Section 4. Affiliate Membership. Affiliate membership recognizes those managers of newspaper associations who meet all the requirements of Section 1, but who spend less than 50% of their time in active management of the qualified association. Those approved under this membership category will be permitted all the rights and privileges of full membership with the exception of office-holding privileges. Membership fees for affiliate members will be 50% of the full membership fee. (Approved by the membership on August 4, 1991, in Cincinnati, Ohio)
Section 5. Friends of NAM. This membership category pertains to former managers and/or members who do not meet the ten-year requirement in Section 3, or who are not yet retired. These individuals may apply for membership as a “Friend of NAM.” Dues for this membership category will be $25 annually. This allows them to receive the Round Table informational communications from the organization, if published, but does not include the right to vote or to receive invitations to NAM meetings. (Approved by the membership on August 2, 1995, Ogunquit, Main)
ARTICLE II – MEMBERSHIP FEES AND ANNUAL DUES
Section 1. Membership fees and annual dues shall be fixed by the members in convention assembled and shall not be changed during a fiscal year, nor by less than a 60 percent approval of all members except when in convention assembled they may be changed by 60 percent approval of all members present.
ARTICLE III – OFFICERS
Section 1. The elective officers shall be a President, Vice President, Secretary, and three additional Directors, to be elected by the members in convention assembled who, with the immediate past President, shall constitute the Board of Directors. The President, Vice President, and Secretary shall be elected annually by a majority vote at the regular annual business meeting when their successors are elected and qualified. The three additional Directors shall be elected in the following manner:
At the regular business meeting in 1970, one Director shall be elected to serve until the regular annual business meeting in 1971; one Director shall be elected to serve until the regular annual business meeting in 1972; and one shall be elected to serve until the regular annual business meeting in 1973 or until their successors are elected and qualified. Commencing at the regular annual business meeting in 1971, one Director shall be elected each year to fill the directorship term then expiring and he or she shall serve until the third next regular annual meeting or until a successor is elected and qualified.

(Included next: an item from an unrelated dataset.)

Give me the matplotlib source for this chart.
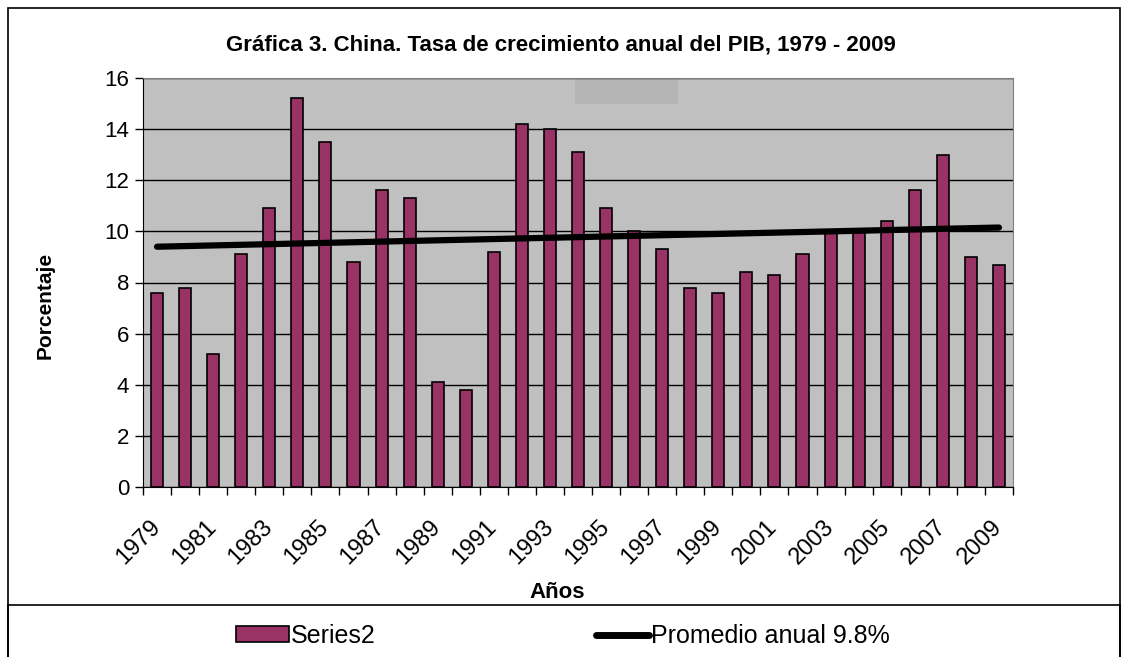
import numpy as np
import matplotlib
matplotlib.use("Agg")
import matplotlib.pyplot as plt
from matplotlib.patches import Rectangle, Patch
from matplotlib.lines import Line2D
from matplotlib.transforms import ScaledTranslation

plt.rcParams['font.family'] = ['Liberation Sans', 'DejaVu Sans']

# datos
years = list(range(1979, 2010))
pib = [7.6, 7.8, 5.2, 9.1, 10.9, 15.2, 13.5, 8.8, 11.6, 11.3, 4.1, 3.8, 9.2,
       14.2, 14.0, 13.1, 10.9, 10.0, 9.3, 7.8, 7.6, 8.4, 8.3, 9.1, 10.0, 10.1,
       10.4, 11.6, 13.0, 9.0, 8.7]
trend_years = [1979, 2009]
trend_vals = [9.4, 10.15]
tick_years = years[::2]

fig = plt.figure(figsize=(11.28, 6.57), dpi=100)
W, H = 1128, 657
ax = fig.add_axes([143 / W, 1 - 487 / H, (1013 - 143) / W, (487 - 78) / H])
ax.set_facecolor('#C0C0C0')

ax.bar(years, pib, width=0.43, color='#993366', edgecolor='black', linewidth=1.2, zorder=3)
ax.plot(trend_years, trend_vals, color='black', lw=4.5, solid_capstyle='round', zorder=4)

# mancha gris en la parte superior
ax.add_patch(Rectangle((1993.9, 14.98), 3.65, 1.02, color='#B5B5B5', zorder=1, lw=0))

ax.set_xlim(1978.5, 2009.5)
ax.set_ylim(0, 16)
ax.set_yticks(range(0, 17, 2))
ax.set_xticks(tick_years)
ax.set_xticks(np.arange(1978.5, 2010, 1), minor=True)
ax.tick_params(axis='x', which='major', length=0, labelsize=17, pad=21)
ax.tick_params(axis='x', which='minor', length=6, width=1)
ax.tick_params(axis='y', length=6, width=1, labelsize=16, pad=4)
plt.setp(ax.get_xticklabels(), rotation=45, ha='right', va='top', rotation_mode='anchor')
offset = ScaledTranslation(-8 / 100, 0, fig.dpi_scale_trans)
for lbl in ax.get_xticklabels():
    lbl.set_transform(lbl.get_transform() + offset)
ax.grid(axis='y', color='black', lw=1, zorder=2)
for s in ['top', 'right']:
    ax.spines[s].set_color('#808080')
for s in ['left', 'bottom']:
    ax.spines[s].set_color('black')

ax.set_ylabel('Porcentaje', fontsize=15, fontweight='bold', va='center')
ax.yaxis.set_label_coords(-0.113, 0.443)
fig.text(557 / W, 1 - 592 / H, 'Años', fontsize=16, fontweight='bold', ha='center', va='center')
fig.text(561 / W, 1 - 45 / H, 'Gráfica 3. China. Tasa de crecimiento anual del PIB, 1979 - 2009',
         fontsize=16, fontweight='bold', ha='center', va='center')

# marcos
fig.add_artist(Rectangle((8 / W, -0.01), 1112 / W, 1 - 8 / H + 0.01, transform=fig.transFigure,
                         fill=False, ec='black', lw=1.2))
fig.add_artist(Rectangle((8 / W, -0.01), 1112 / W, (657 - 605) / H + 0.01, transform=fig.transFigure,
                         fill=False, ec='black', lw=1.2))

handles = [Patch(facecolor='#993366', edgecolor='black', lw=1.2),
           Line2D([0], [0], color='black', lw=5, solid_capstyle='round')]
fig.legend(handles, ['Series2', 'Promedio anual 9.8%'], loc='center',
           bbox_to_anchor=(563 / W, 1 - 636 / H), ncol=2, frameon=False,
           fontsize=18, handlelength=2.1, handleheight=0.6, handletextpad=0.1,
           columnspacing=8.8)

plt.savefig('out.png', dpi=100)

Section 2. All Officers shall perform such duties as usually fall to such Officers. The Board of Directors shall have authority to appoint such assistants as they deem necessary and to fix the duties and compensation of those employees.
Section 3. A Treasurer shall be appointed by the Board and serve at the pleasure of the Board.

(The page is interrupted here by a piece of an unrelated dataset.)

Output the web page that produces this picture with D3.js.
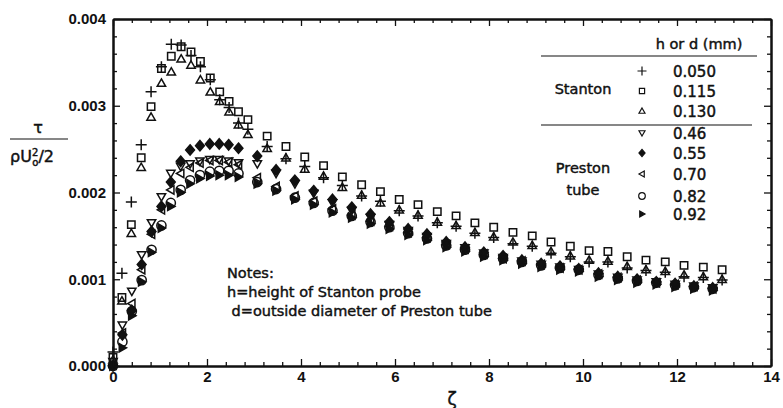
<!DOCTYPE html>
<html>
<head>
<meta charset="utf-8">
<script src="https://cdn.jsdelivr.net/npm/d3@7"></script>
<style>
  body { margin: 0; background: #fff; }
  svg { font-family: "DejaVu Sans", sans-serif; }
  .tick text { font-size: 15px; font-weight: bold; fill: #111; }
  .axis path, .axis line { stroke: #111; }
  .txt { font-size: 14.5px; fill: #111; stroke: #111; stroke-width: 0.45px; }
</style>
</head>
<body>
<div id="chart"></div>
<script>
// Stanton probe (h, mm)
const stantonX = [0, 0.19, 0.39, 0.60, 0.81, 1.03, 1.24, 1.45, 1.66, 1.86, 2.07, 2.27, 2.47, 2.67, 2.87,
  3.28, 3.68, 4.08, 4.48, 4.88, 5.29, 5.69, 6.09, 6.49, 6.90, 7.30, 7.70, 8.10, 8.51, 8.92, 9.32, 9.73,
  10.13, 10.53, 10.94, 11.34, 11.75, 12.15, 12.56, 12.96];
const plus050 = [0.00016, 0.00107, 0.00189, 0.00255, 0.00316, 0.00345, 0.00371, 0.00370, 0.00358, 0.00345,
  0.00330, 0.00307, 0.00298, 0.00280, 0.00273, 0.00253, 0.00239, 0.00230, 0.00217, 0.00208, 0.00196, 0.00190,
  0.00179, 0.00173, 0.00165, 0.00161, 0.00153, 0.00148, 0.00141, 0.00138, 0.00130, 0.00126, 0.00120, 0.00120,
  0.00113, 0.00110, 0.00108, 0.00103, 0.00102, 0.00099];
const square115 = [0.00010, 0.00079, 0.00163, 0.00240, 0.00299, 0.00343, 0.00357, 0.00368, 0.00362, 0.00351,
  0.00332, 0.00316, 0.00305, 0.00293, 0.00284, 0.00265, 0.00253, 0.00241, 0.00231, 0.00218, 0.00209, 0.00201,
  0.00192, 0.00186, 0.00178, 0.00173, 0.00165, 0.00160, 0.00154, 0.00150, 0.00143, 0.00138, 0.00133, 0.00132,
  0.00126, 0.00122, 0.00120, 0.00116, 0.00114, 0.00111];
const tri130 = [0.00007, 0.00075, 0.00153, 0.00229, 0.00287, 0.00326, 0.00339, 0.00354, 0.00347, 0.00330,
  0.00316, 0.00305, 0.00293, 0.00278, 0.00267, 0.00251, 0.00240, 0.00227, 0.00219, 0.00206, 0.00197, 0.00188,
  0.00180, 0.00174, 0.00166, 0.00162, 0.00154, 0.00149, 0.00143, 0.00139, 0.00132, 0.00127, 0.00122, 0.00121,
  0.00115, 0.00111, 0.00109, 0.00105, 0.00103, 0.00100];

// Preston tube (d, mm)
const prestonX = [0, 0.20, 0.40, 0.61, 0.82, 1.03, 1.23, 1.44, 1.64, 1.85, 2.06, 2.26, 2.46, 2.67,
  3.07, 3.47, 3.87, 4.27, 4.67, 5.08, 5.48, 5.88, 6.28, 6.68, 7.09, 7.49, 7.89, 8.30, 8.70, 9.11, 9.51,
  9.91, 10.33, 10.74, 11.15, 11.56, 11.96, 12.36, 12.76];
const tri046 = [0.00005, 0.00047, 0.00086, 0.00128, 0.00165, 0.00195, 0.00222, 0.00230, 0.00233, 0.00236,
  0.00238, 0.00238, 0.00236, 0.00234, 0.00233, 0.00222, 0.00210, 0.00199, 0.00188, 0.00179, 0.00171, 0.00163,
  0.00156, 0.00149, 0.00141, 0.00136, 0.00130, 0.00125, 0.00121, 0.00117, 0.00114, 0.00111, 0.00106, 0.00102,
  0.00099, 0.00097, 0.00094, 0.00092, 0.00090];
const dia055 = [0, 0.00036, 0.00064, 0.00117, 0.00155, 0.00184, 0.00212, 0.00236, 0.00249, 0.00254,
  0.00256, 0.00256, 0.00255, 0.00251, 0.00242, 0.00226, 0.00214, 0.00202, 0.00192, 0.00183, 0.00175, 0.00166,
  0.00158, 0.00152, 0.00143, 0.00137, 0.00131, 0.00127, 0.00122, 0.00118, 0.00115, 0.00112, 0.00107, 0.00103,
  0.00100, 0.00097, 0.00095, 0.00092, 0.00090];
const left070 = [0.00001, 0.00038, 0.00072, 0.00111, 0.00152, 0.00180, 0.00203, 0.00222, 0.00229, 0.00234,
  0.00237, 0.00237, 0.00235, 0.00232, 0.00217, 0.00207, 0.00196, 0.00190, 0.00181, 0.00174, 0.00167, 0.00161,
  0.00154, 0.00148, 0.00140, 0.00135, 0.00129, 0.00124, 0.00121, 0.00117, 0.00113, 0.00111, 0.00106, 0.00102,
  0.00099, 0.00096, 0.00094, 0.00092, 0.00089];
const circ082 = [0, 0.00028, 0.00063, 0.00099, 0.00134, 0.00162, 0.00188, 0.00203, 0.00214, 0.00220,
  0.00224, 0.00225, 0.00225, 0.00222, 0.00212, 0.00204, 0.00194, 0.00188, 0.00179, 0.00173, 0.00166, 0.00160,
  0.00153, 0.00147, 0.00139, 0.00134, 0.00128, 0.00124, 0.00120, 0.00116, 0.00113, 0.00111, 0.00105, 0.00101,
  0.00098, 0.00096, 0.00093, 0.00091, 0.00089];
const right092 = [0, 0.00021, 0.00058, 0.00097, 0.00131, 0.00159, 0.00184, 0.00200, 0.00210, 0.00216,
  0.00219, 0.00220, 0.00220, 0.00218, 0.00210, 0.00202, 0.00192, 0.00186, 0.00177, 0.00171, 0.00164, 0.00158,
  0.00151, 0.00145, 0.00137, 0.00132, 0.00126, 0.00122, 0.00118, 0.00114, 0.00111, 0.00109, 0.00103, 0.00099,
  0.00096, 0.00094, 0.00091, 0.00089, 0.00087];

const seriesLabels = ['0.050', '0.115', '0.130', '0.46', '0.55', '0.70', '0.82', '0.92'];
const xTicks = [0, 2, 4, 6, 8, 10, 12, 14];
const yTicks = [0, 0.001, 0.002, 0.003, 0.004];

const W = 783, H = 408;
const svg = d3.select('#chart').append('svg').attr('width', W).attr('height', H);

const x = d3.scaleLinear().domain([0, 14]).range([113, 771]);
const y = d3.scaleLinear().domain([0, 0.004]).range([366, 19]);

// marker shapes, s = half size
const shapes = {
  plus: s => `M${-s},0H${s}M0,${-s}V${s}`,
  square: s => `M${-s},${-s}H${s}V${s}H${-s}Z`,
  triUp: s => `M0,${-s}L${s},${s * 0.75}H${-s}Z`,
  triDown: s => `M0,${s}L${s},${-s * 0.75}H${-s}Z`,
  triLeft: s => `M${-s},0L${s * 0.75},${-s}V${s}Z`,
  triRight: s => `M${s},0L${-s * 0.75},${-s}V${s}Z`,
  diamond: s => `M0,${-s}L${s * 0.85},0L0,${s}L${-s * 0.85},0Z`,
  circle: s => `M${s},0A${s},${s} 0 1,1 ${-s},0A${s},${s} 0 1,1 ${s},0Z`
};

const series = [
  { xs: prestonX, ys: right092, shape: 'triRight', fill: true, s: 4.2 },
  { xs: prestonX, ys: circ082, shape: 'circle', fill: false, s: 4.6 },
  { xs: prestonX, ys: left070, shape: 'triLeft', fill: false, s: 4.2 },
  { xs: prestonX, ys: dia055, shape: 'diamond', fill: true, s: 5.2 },
  { xs: prestonX, ys: tri046, shape: 'triDown', fill: false, s: 4.2 },
  { xs: stantonX, ys: tri130, shape: 'triUp', fill: false, s: 4.2 },
  { xs: stantonX, ys: square115, shape: 'square', fill: false, s: 3.7 },
  { xs: stantonX, ys: plus050, shape: 'plus', fill: false, s: 5.5 }
];

const marks = svg.append('g');
series.forEach(sr => {
  marks.append('g')
    .selectAll('path')
    .data(sr.xs.map((v, i) => [v, sr.ys[i]]))
    .join('path')
    .attr('transform', d => `translate(${x(d[0])},${y(d[1])})`)
    .attr('d', shapes[sr.shape](sr.s))
    .attr('fill', sr.fill ? '#111' : 'none')
    .attr('stroke', '#111')
    .attr('stroke-width', 1.5);
});

// axes, ticks pointing inward
const xMinor = d3.range(0, 14.01, 0.4).filter(v => Math.abs(v / 2 - Math.round(v / 2)) > 0.01);
const yMinor = d3.range(0, 0.00401, 0.0002).filter(v => Math.abs(v * 1000 - Math.round(v * 1000)) > 0.01);

function axisGroup(axis, tx, ty) {
  const g = svg.append('g').attr('class', 'axis').attr('transform', `translate(${tx},${ty})`).call(axis);
  g.selectAll('line').attr('stroke-width', 1.3);
  g.select('.domain').attr('stroke-width', 2);
  return g;
}

axisGroup(d3.axisBottom(x).tickValues(xTicks).tickSize(-7).tickSizeOuter(0).tickPadding(5)
  .tickFormat(d3.format('d')), 0, 366);
axisGroup(d3.axisBottom(x).tickValues(xMinor).tickSize(-4).tickSizeOuter(0).tickFormat(''), 0, 366);
axisGroup(d3.axisTop(x).tickValues(xTicks).tickSize(-7).tickSizeOuter(0).tickFormat(''), 0, 19);
axisGroup(d3.axisTop(x).tickValues(xMinor).tickSize(-4).tickSizeOuter(0).tickFormat(''), 0, 19);
axisGroup(d3.axisLeft(y).tickValues(yTicks).tickSize(-7).tickSizeOuter(0).tickPadding(7)
  .tickFormat(d3.format('.3f')), 113, 0);
axisGroup(d3.axisLeft(y).tickValues(yMinor).tickSize(-4).tickSizeOuter(0).tickFormat(''), 113, 0);
axisGroup(d3.axisRight(y).tickValues(yTicks).tickSize(-7).tickSizeOuter(0).tickFormat(''), 771, 0);
axisGroup(d3.axisRight(y).tickValues(yMinor).tickSize(-4).tickSizeOuter(0).tickFormat(''), 771, 0);

// axis titles
svg.append('text').attr('class', 'txt').attr('x', 452).attr('y', 405)
  .attr('text-anchor', 'middle').style('font-size', '17px').text('ζ');
const yl = svg.append('g');
yl.append('text').attr('class', 'txt').attr('x', 38).attr('y', 133)
  .attr('text-anchor', 'middle').style('font-size', '16px').text('τ');
yl.append('line').attr('x1', 10).attr('x2', 68).attr('y1', 139).attr('y2', 139)
  .attr('stroke', '#111').attr('stroke-width', 1.2);
const den = yl.append('text').attr('class', 'txt').attr('x', 10).attr('y', 162).style('font-size', '16px');
den.append('tspan').text('ρU');
den.append('tspan').attr('dy', -6).style('font-size', '10px').text('2');
den.append('tspan').attr('dx', -6).attr('dy', 10).style('font-size', '10px').text('o');
den.append('tspan').attr('dy', -4).text('/2');

// notes
const notes = ['Notes:', 'h=height of Stanton probe', ' d=outside diameter of Preston tube'];
svg.append('g').selectAll('text').data(notes).join('text')
  .attr('class', 'txt').attr('x', 227).attr('y', (d, i) => 278 + i * 19)
  .attr('xml:space', 'preserve').text(d => d);

// legend
const lg = svg.append('g');
lg.append('text').attr('class', 'txt').attr('x', 699).attr('y', 49).attr('text-anchor', 'middle').text('h or d (mm)');
lg.append('line').attr('x1', 541).attr('x2', 757).attr('y1', 56).attr('y2', 56).attr('stroke', '#111').attr('stroke-width', 1.2);
lg.append('line').attr('x1', 541).attr('x2', 752).attr('y1', 125).attr('y2', 125).attr('stroke', '#111').attr('stroke-width', 1.2);
lg.append('text').attr('class', 'txt').attr('x', 583).attr('y', 94).attr('text-anchor', 'middle').text('Stanton');
lg.append('text').attr('class', 'txt').attr('x', 583).attr('y', 173).attr('text-anchor', 'middle').text('Preston');
lg.append('text').attr('class', 'txt').attr('x', 583).attr('y', 195).attr('text-anchor', 'middle').text('tube');

const legRows = [71, 91, 111, 133, 153, 174, 196, 214];
const legShapes = [
  ['plus', false, 4.5], ['square', false, 2.6], ['triUp', false, 3], ['triDown', false, 3],
  ['diamond', true, 3.6], ['triLeft', false, 3], ['circle', false, 3.3], ['triRight', true, 3]
];
seriesLabels.forEach((lab, i) => {
  const [sh, f, s] = legShapes[i];
  lg.append('path').attr('transform', `translate(642,${legRows[i]})`).attr('d', shapes[sh](s))
    .attr('fill', f ? '#111' : 'none').attr('stroke', '#111').attr('stroke-width', 1.2);
  lg.append('text').attr('class', 'txt').attr('x', 673).attr('y', legRows[i] + 6)
    .style('font-size', '15px').text(lab);
});
</script>
</body>
</html>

Section 4. In case of a vacancy in the office of President, those duties shall be assumed by the Vice President who shall then appoint a Director to complete the Board of Directors to seven (7) members. In case of a vacancy in the office of Secretary, the President shall first fill the vacancy so caused on the Board of Directors by appointing a member of the directorate and shall then appoint a Secretary from among the Board of Directors. Appointees to fill vacancies shall serve only until the next regular annual business meeting, at which time the membership will elect successors to all expired terms and to all unexpired terms of office in which vacancies exist.
Section 5. New Officers and Directors shall assume their duties immediately following that session of the regular annual business meeting at which they are elected.

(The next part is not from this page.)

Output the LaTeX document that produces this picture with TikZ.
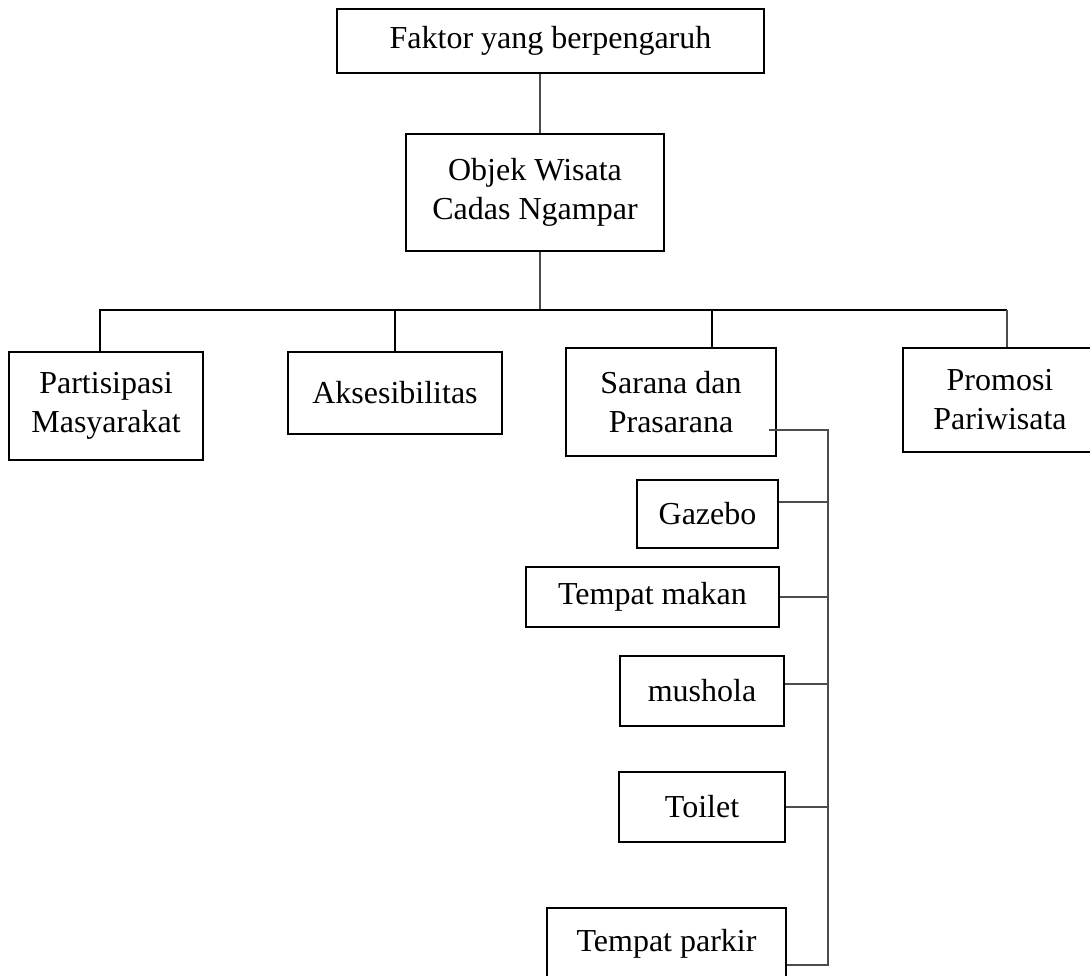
\documentclass[tikz,border=0pt]{standalone}
\usepackage{fontspec}
\setmainfont{Liberation Serif}

\begin{document}
\begin{tikzpicture}[x=0.5pt,y=-0.5pt,every node/.style = {draw, line width=1pt, align=center, shape=rectangle, inner sep=0pt, font=\fontsize{16}{19.5}\selectfont},
link/.style = {line width=0.65pt, draw=black!70},
bar/.style = {line width=1pt}]
\useasboundingbox (0,0) rectangle (1090,975);
\node[minimum width=213.5pt,minimum height=32pt] (faktor) at (550.5,41) {Faktor yang berpengaruh};
\node[minimum width=129pt,minimum height=58.5pt] (objek) at (535,192.5) {Objek Wisata\\Cadas Ngampar};
\node[minimum width=97pt,minimum height=54pt] (partisipasi) at (106,406) {Partisipasi\\Masyarakat};
\node[minimum width=107pt,minimum height=41pt] (aksesibilitas) at (395,393) {Aksesibilitas};
\node[minimum width=105pt,minimum height=54pt] (sarana) at (671,402) {Sarana dan\\Prasarana};
\node[minimum width=97pt,minimum height=52pt] (promosi) at (1000,400) {Promosi\\Pariwisata};
\node[minimum width=70.5pt,minimum height=34pt] (gazebo) at (707.5,514) {Gazebo};
\node[minimum width=126.5pt,minimum height=30pt] (makan) at (652.5,597) {Tempat makan};
\node[minimum width=82pt,minimum height=35pt] (mushola) at (702,691) {mushola};
\node[minimum width=83pt,minimum height=35pt] (toilet) at (702,807) {Toilet};
\node[minimum width=119.5pt,minimum height=36pt] (parkir) at (666.5,944) {Tempat parkir};
\coordinate (hub) at (540,310);
\coordinate (spine) at (828,430);
% top
\draw[link] (faktor.south -| hub) -- (objek.north -| hub);
\draw[link] (objek.south -| hub) -- (hub);
% factors
\draw[bar] ([xshift=-3pt]partisipasi.north) |- ([xshift=3.5pt]promosi.north |- hub);
\draw[bar] (aksesibilitas.north) -- (aksesibilitas.north |- hub);
\draw[bar] ([xshift=20.5pt]sarana.north) -- ([xshift=20.5pt]sarana.north |- hub);
\draw[link] ([xshift=3.5pt]promosi.north) -- ([xshift=3.5pt]promosi.north |- hub);
% facilities
\draw[link] ([yshift=-10.5pt]parkir.east) -| (spine) -- ([xshift=-4pt]sarana.east |- spine);
\foreach \n/\s in {gazebo/6pt,makan/0pt,mushola/3.5pt,toilet/0pt}
  \draw[link] ([yshift=\s]\n.east) -- ([yshift=\s]\n.east -| spine);
\end{tikzpicture}
\end{document}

ARTICLE IV – MANAGEMENT AND FINANCES
Section 1. The Board of Directors shall fix the time of business meetings. Written notice shall be given each member no less than fifteen (15) days prior to the date of the meeting.
Section 2. No indebtedness shall be incurred, chargeable to the Corporation, unless authorized by a majority vote of the Board of Directors or by the members in meeting assembled.
Section 3. The Treasurer shall be custodian of all funds belonging to the Corporation.
Section 4. The fiscal year of the Corporation shall expire September 30 of each year.
ARTICLE V – VOTING AND RIGHT TO THE FLOOR
Section 1. Only those members in good standing whose dues are paid in full for the current fiscal year shall have a right to vote in any meeting or the right to the floor, except that another executive of the association designated by a member may have the right to the floor and may vote in the absence of the member. When an association is represented by more than one member, only one member from that association may vote on any given issue or candidacy.
Section 2. Voting shall be by ballot unless there be no contest when it may be given via voice. Any member may demand a roll call.
Section 3. A majority of those registered as attending a regularly called meeting from the active members of this Corporation shall constitute a quorum for the transaction of business.
Section 4. Robert’s Rules of Order shall be followed by the presiding Officer in all meetings of the Corporation.
Section 5. The discussion of partisan politics and sectarian religious subjects is prohibited in all meeting of this Corporation.
ARTICLE VII – NOMINATIONS
Section 1. The President shall appoint a nominating committee to be comprised of the two immediate past presidents, and an additional member from the general membership with less than five years in the organization, or the newest member if no member has less than three years membership. The most senior immediate past president shall chair the committee. Their duty shall be to select one or more candidates for each office to be filled and to report to the convention not later than 11:30 a.m. on the second day of the annual business meeting, with the goal of having diversity in the board in terms of geographic representation, size of association and years of service. But any active member shall have the right to make additional nominations from the floor.
ARTICLE VIII – ELECTIONS
Section 1. All elections shall be by ballot, except when there is no contest the president may call for the ayes and nays.
ARTICLE IX – COMMITTEES
Section 1. The President shall appoint such temporary, special and standing committees as may be required by the by-laws or ordered by proper action of the membership or Board of Directors.
SECTION X – ENDORSEMENTS
Section 1. No privately owned or operated business concern shall receive official endorsement by this Corporation. Neither shall any organization not eligible to membership in Newspaper Association Managers, Inc. receive official endorsement.
ARTICLE XI – DISCIPLINE
Section 1. This Corporation may, by two-thirds vote of all members in meeting assembled, suspend or expel any member for violation of any of the rules or policies of this Corporation for unbecoming conduct.
ARTICLE XII – ADOPTION AND AMENDMENT
Section 1. These by-laws shall be in immediate effect upon approval by 60 percent of the members present at an annual business meeting.
Section 2. These by-laws may be amended or repealed at the business meeting held during the Annual Convention by a 60 percent vote of all members present.